Second, there's been a lot of cross-talk because what we consider to be “legal” arises from various sources of law, and we've been treated to a mish-mash of assertions about the raid drawing on various aspects of that canon without much attention to how they overlap, and in some cases, conflict.

What Do We Actually Know?

All other considerations aside, if Osama bin Laden attempted to surrender and was shot down, then it is an open-and-shut case: even in war, protocol 1 of the Geneva Conventions prohibits the killing of anyone who is hors de combat (out of the fight), attempting to surrender. Similarly, a strong argument can be made that the U.S. was acting within the law in apprehending the al Qaeda founder, and if bin Laden had resisted that assault force in any way, his killing would have been an equally clear case of self-defense.

According to the administration's account, the SEAL team encountered no resistance once inside the building where bin Laden was located. There, they encountered a 64-year-old suffering from renal failure, clad in pajamas, and killed him.

The administration says that bin Laden either lunged for a weapon or retreated into a bedroom. Bin Laden's daughter claims he was taken alive and then executed. Neither claim is backed by any hard evidence, and both the administration and survivors of the raid have a vested interest in portraying events in a certain light. In the end, a small number of Navy SEALs, bin Laden's youngest wife, now in Pakistani custody, and a handful of senior military and administration officials know precisely what transpired.

It is likely that historians, rather than journalists, will provide the information necessary to defintively judge this question. Classified information is eventually declassified, people retire and recount their exploits, and eventually, even the most sensitive state secrets are laid bare. But so far, accepting that a given narrative is indisputably true is an act of faith, not reason.

That hasn't stopped people from confidently drawing conclusions based on what they believe happened in Abbottabad. So, legal scholar Marjorie Cohn wrote of the “targeted assassination” of Osama bin Laden, based on the assumption that those SEALs were ordered to kill him on sight:

Targeted assassinations violate well-established principles of international law. Also called political assassinations, they are extrajudicial executions. These are unlawful and deliberate killings carried out by order of, or with the acquiescence of, a government, outside any judicial framework.

Cohn has no idea that bin Laden didn't go for a weapon when confronted by those special forces operators, but writes as if that is an established fact.

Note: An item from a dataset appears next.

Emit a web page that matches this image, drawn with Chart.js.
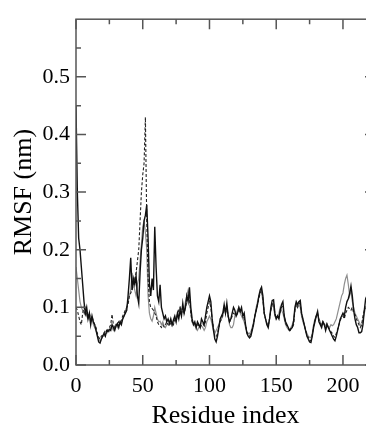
<!DOCTYPE html>
<html>
<head>
<meta charset="utf-8">
<script src="https://cdn.jsdelivr.net/npm/chart.js@4"></script>
<style>
  html, body { margin: 0; padding: 0; overflow: hidden; background: #fff; }
  #wrap { width: 375px; height: 428px; }
</style>
</head>
<body>
<div id="wrap"><canvas id="myChart" width="375" height="428"></canvas></div>
<script>
// RMSF per residue, three runs
const rmsfBlack = [
  0.45, 0.30, 0.22, 0.20, 0.17, 0.14, 0.11, 0.09, 0.10, 0.08,
  0.09, 0.07, 0.085, 0.075, 0.07, 0.06, 0.05, 0.04, 0.038, 0.045,
  0.05, 0.055, 0.05, 0.06, 0.058, 0.062, 0.06, 0.07, 0.065, 0.06,
  0.068, 0.072, 0.065, 0.075, 0.07, 0.08, 0.085, 0.09, 0.095, 0.12,
  0.15, 0.186, 0.13, 0.15, 0.14, 0.155, 0.12, 0.107, 0.16, 0.20,
  0.22, 0.25, 0.26, 0.278, 0.22, 0.14, 0.12, 0.15, 0.13, 0.24,
  0.17, 0.12, 0.11, 0.139, 0.10, 0.09, 0.08, 0.085, 0.075, 0.08,
  0.072, 0.08, 0.07, 0.078, 0.085, 0.075, 0.09, 0.08, 0.095, 0.085,
  0.107, 0.09, 0.10, 0.12, 0.11, 0.135, 0.10, 0.08, 0.07, 0.075,
  0.065, 0.075, 0.07, 0.065, 0.08, 0.075, 0.07, 0.085, 0.10, 0.11,
  0.12, 0.11, 0.08, 0.06, 0.045, 0.04, 0.05, 0.065, 0.08, 0.085,
  0.09, 0.105, 0.09, 0.107, 0.085, 0.075, 0.08, 0.09, 0.10, 0.095,
  0.085, 0.09, 0.10, 0.093, 0.10, 0.085, 0.09, 0.07, 0.055, 0.05,
  0.047, 0.05, 0.06, 0.07, 0.085, 0.095, 0.105, 0.12, 0.13, 0.135,
  0.12, 0.09, 0.08, 0.07, 0.065, 0.08, 0.10, 0.112, 0.113, 0.09,
  0.08, 0.085, 0.08, 0.095, 0.105, 0.11, 0.085, 0.075, 0.07, 0.065,
  0.06, 0.063, 0.065, 0.075, 0.10, 0.11, 0.105, 0.11, 0.112, 0.09,
  0.08, 0.07, 0.06, 0.05, 0.045, 0.04, 0.039, 0.05, 0.065, 0.075,
  0.085, 0.093, 0.075, 0.07, 0.065, 0.075, 0.07, 0.06, 0.07, 0.065,
  0.06, 0.055, 0.05, 0.045, 0.042, 0.05, 0.06, 0.07, 0.08, 0.085,
  0.09, 0.085, 0.10, 0.11, 0.115, 0.124, 0.137, 0.12, 0.095, 0.08,
  0.07, 0.065, 0.056, 0.056, 0.058, 0.07, 0.095, 0.115, 0.12
];
const rmsfGray = [
  0.17, 0.15, 0.13, 0.11, 0.10, 0.095, 0.09, 0.095, 0.085, 0.08,
  0.085, 0.075, 0.08, 0.07, 0.065, 0.06, 0.052, 0.045, 0.042, 0.045,
  0.05, 0.05, 0.055, 0.055, 0.06, 0.058, 0.065, 0.065, 0.06, 0.065,
  0.07, 0.065, 0.07, 0.07, 0.075, 0.08, 0.085, 0.095, 0.10, 0.11,
  0.12, 0.13, 0.16, 0.14, 0.13, 0.12, 0.14, 0.15, 0.18, 0.21,
  0.24, 0.25, 0.23, 0.20, 0.12, 0.09, 0.08, 0.076, 0.085, 0.10,
  0.09, 0.08, 0.075, 0.076, 0.07, 0.075, 0.068, 0.065, 0.07, 0.072,
  0.07, 0.075, 0.068, 0.072, 0.08, 0.075, 0.085, 0.09, 0.10, 0.095,
  0.10, 0.095, 0.11, 0.12, 0.13, 0.12, 0.09, 0.075, 0.07, 0.068,
  0.065, 0.06, 0.065, 0.07, 0.068, 0.065, 0.06, 0.065, 0.075, 0.08,
  0.085, 0.08, 0.07, 0.06, 0.055, 0.06, 0.065, 0.07, 0.075, 0.08,
  0.085, 0.10, 0.09, 0.10, 0.085, 0.07, 0.065, 0.065, 0.07, 0.085,
  0.09, 0.095, 0.10, 0.09, 0.085, 0.08, 0.075, 0.065, 0.058, 0.055,
  0.055, 0.058, 0.065, 0.075, 0.085, 0.10, 0.11, 0.12, 0.125, 0.128,
  0.11, 0.09, 0.08, 0.072, 0.07, 0.08, 0.095, 0.105, 0.10, 0.085,
  0.08, 0.085, 0.09, 0.10, 0.095, 0.09, 0.08, 0.07, 0.065, 0.062,
  0.06, 0.065, 0.07, 0.078, 0.095, 0.105, 0.10, 0.105, 0.10, 0.085,
  0.075, 0.068, 0.06, 0.055, 0.05, 0.048, 0.047, 0.055, 0.07, 0.08,
  0.085, 0.088, 0.08, 0.075, 0.07, 0.075, 0.072, 0.068, 0.07, 0.068,
  0.065, 0.07, 0.068, 0.07, 0.075, 0.08, 0.09, 0.10, 0.11, 0.12,
  0.125, 0.14, 0.15, 0.156, 0.14, 0.12, 0.13, 0.11, 0.10, 0.09,
  0.085, 0.08, 0.075, 0.07, 0.068, 0.08, 0.09, 0.10, 0.105
];
const rmsfDashed = [
  0.10, 0.095, 0.085, 0.075, 0.07, 0.09, 0.10, 0.085, 0.09, 0.08,
  0.09, 0.08, 0.085, 0.075, 0.07, 0.065, 0.055, 0.048, 0.045, 0.05,
  0.052, 0.055, 0.06, 0.058, 0.062, 0.065, 0.07, 0.088, 0.07, 0.065,
  0.07, 0.068, 0.075, 0.072, 0.078, 0.085, 0.09, 0.095, 0.10, 0.105,
  0.12, 0.125, 0.13, 0.14, 0.15, 0.16, 0.18, 0.20, 0.25, 0.30,
  0.33, 0.35, 0.43, 0.25, 0.15, 0.11, 0.10, 0.098, 0.095, 0.09,
  0.085, 0.075, 0.07, 0.068, 0.065, 0.07, 0.066, 0.07, 0.075, 0.07,
  0.068, 0.072, 0.075, 0.07, 0.078, 0.08, 0.088, 0.095, 0.10, 0.09,
  0.095, 0.09, 0.10, 0.11, 0.12, 0.115, 0.09, 0.075, 0.07, 0.072,
  0.068, 0.07, 0.068, 0.065, 0.07, 0.072, 0.068, 0.075, 0.09, 0.10,
  0.11, 0.10, 0.08, 0.065, 0.05, 0.048, 0.055, 0.065, 0.075, 0.08,
  0.088, 0.095, 0.09, 0.10, 0.085, 0.075, 0.078, 0.085, 0.09, 0.088,
  0.085, 0.09, 0.095, 0.09, 0.095, 0.085, 0.08, 0.07, 0.058, 0.052,
  0.05, 0.055, 0.062, 0.072, 0.085, 0.095, 0.105, 0.115, 0.125, 0.13,
  0.115, 0.09, 0.08, 0.072, 0.068, 0.08, 0.095, 0.105, 0.108, 0.088,
  0.08, 0.085, 0.082, 0.092, 0.10, 0.102, 0.085, 0.072, 0.068, 0.065,
  0.058, 0.062, 0.065, 0.07, 0.095, 0.105, 0.10, 0.108, 0.105, 0.088,
  0.078, 0.07, 0.06, 0.052, 0.048, 0.043, 0.042, 0.052, 0.068, 0.078,
  0.085, 0.09, 0.078, 0.072, 0.068, 0.075, 0.07, 0.062, 0.072, 0.066,
  0.062, 0.058, 0.055, 0.05, 0.048, 0.055, 0.062, 0.07, 0.078, 0.082,
  0.085, 0.08, 0.09, 0.095, 0.10, 0.098, 0.095, 0.10, 0.09, 0.088,
  0.08, 0.075, 0.07, 0.065, 0.07, 0.085, 0.095, 0.10, 0.10
];
const xTickValues = [0, 50, 100, 150, 200];
const yTickLabels = ['0.0', '0.1', '0.2', '0.3', '0.4', '0.5'];

function toPoints(vals) {
  return vals.map((v, i) => ({ x: i, y: v }));
}

// inward ticks on all four sides + frame
const frameTicks = {
  id: 'frameTicks',
  afterDraw(chart) {
    const c = chart.ctx, a = chart.chartArea;
    const xs = chart.scales.x, ys = chart.scales.y;
    c.save();
    c.strokeStyle = '#555';
    c.lineWidth = 1.5;
    c.strokeRect(a.left, a.top, a.right - a.left, a.bottom - a.top);
    c.beginPath();
    for (let v = 0; v <= 224; v += 25) {
      const px = xs.getPixelForValue(v);
      const len = v % 50 === 0 ? 10 : 5;
      c.moveTo(px, a.bottom); c.lineTo(px, a.bottom - len);
      c.moveTo(px, a.top); c.lineTo(px, a.top + len);
    }
    for (let k = 0; k <= 11; k++) {
      const py = ys.getPixelForValue(k * 0.05);
      const len = k % 2 === 0 ? 10 : 5;
      c.moveTo(a.left, py); c.lineTo(a.left + len, py);
      c.moveTo(a.right, py); c.lineTo(a.right - len, py);
    }
    c.stroke();
    c.restore();
  }
};

const ctx = document.getElementById('myChart');

new Chart(ctx, {
  type: 'line',
  data: {
    datasets: [
      {
        label: 'run 1',
        data: toPoints(rmsfBlack),
        borderColor: '#111',
        borderWidth: 1.4,
        pointRadius: 0
      },
      {
        label: 'run 2',
        data: toPoints(rmsfDashed),
        borderColor: '#222',
        borderWidth: 1.1,
        borderDash: [3, 2],
        pointRadius: 0
      },
      {
        label: 'run 3',
        data: toPoints(rmsfGray),
        borderColor: '#8e8e8e',
        borderWidth: 1.2,
        pointRadius: 0
      }
    ]
  },
  options: {
    responsive: false,
    animation: false,
    layout: { padding: { top: 11, right: 0, left: 0, bottom: 0 } },
    plugins: { legend: { display: false }, tooltip: { enabled: false } },
    scales: {
      x: {
        type: 'linear',
        min: 0,
        max: 224,
        grid: { display: false, drawTicks: false },
        border: { display: false },
        afterBuildTicks(scale) {
          scale.ticks = xTickValues.map(v => ({ value: v }));
        },
        afterFit(scale) { scale.height = 63; },
        ticks: {
          color: '#000',
          padding: 8,
          maxRotation: 0,
          font: { family: 'Liberation Serif', size: 22 }
        },
        title: {
          display: true,
          text: 'Residue index',
          color: '#000',
          padding: { top: 0, bottom: -4 },
          font: { family: 'Liberation Serif', size: 26 }
        }
      },
      y: {
        min: 0,
        max: 0.6,
        grid: { display: false, drawTicks: false },
        border: { display: false },
        afterBuildTicks(scale) {
          scale.ticks = yTickLabels.map(t => ({ value: parseFloat(t) }));
        },
        afterFit(scale) { scale.width = 76; },
        ticks: {
          color: '#000',
          padding: 6,
          font: { family: 'Liberation Serif', size: 22 },
          callback: (v) => v.toFixed(1)
        },
        title: {
          display: true,
          text: 'RMSF (nm)',
          color: '#000',
          padding: 9,
          font: { family: 'Liberation Serif', size: 26 }
        }
      }
    }
  },
  plugins: [frameTicks]
});
</script>
</body>
</html>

Similarly, the American Prospect's Adam Serwer penned a piece (responding to a post by Salon's Glenn Greenwald) titled, “Killing Osama bin Laden Was Legal,” in which he cites international and domestic law to argue that it was a slam-dunk case. But his argument falls apart on one key sentence: “Killing bin Laden was legal based on what we know now.” But we don't know anything now; a more accurate statement would be that it was legal "based on what we've been told."